Grief is not one emotion. Grief is every emotion.
Dear Grief,
You’ve gone and tricked me again. I still hear the snores and chitters when I walk in a quiet room, I feel his fur when I dream.
Sometimes I think I’ll never truly accept that he’s gone. I still believe every day that I will walk in my house and he will be there and all I needed to do was walk out and back in like some sort of weird house reset button.
It can feel sometimes like I use him as an excuse. I try to discourage that thought. It’s not an excuse. It never will be. I will carry this pain with me for the rest of my life.
I could be having the best day and be brought down to the trenches with emotion at the mere sight of something that reminds me of him.
Dear Reader,
When you grew up, did you experience any loss? Was it someone you were close to? Were you alone, and did you feel like everything was at stake? How do you feel now, however long it’s been since that loss?
If you have not lost anyone yet, I feel for you. I know it might be hard and scary - it was for me. I didn’t know how I’d react, if I’d be able to pick myself up or if I’d even feel anything at all.
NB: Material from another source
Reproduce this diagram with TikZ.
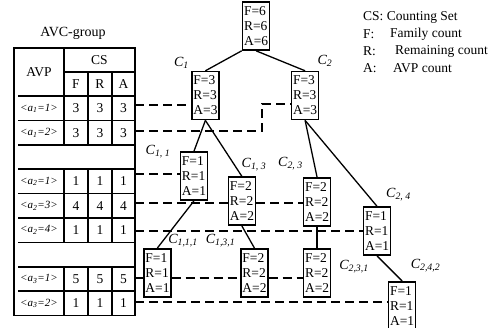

You are not alone. I don’t know what you’re going through. I only know my own pain. But I know what it's like for me and I know that no matter what your circumstances are you deserve support. For whoever you grieve, for whoever you miss, here or there, just know I’m in your corner.
It doesn’t have to be your best friend in the world and it doesn't have to be recent. Grief never stops.
You are valid.
Dear Bizzle,
I love you so much. I miss you every day. I will never stop speaking your name. You are my everything and more. I dedicate this and many more words to you.
We all love and miss you here at The Gatepost.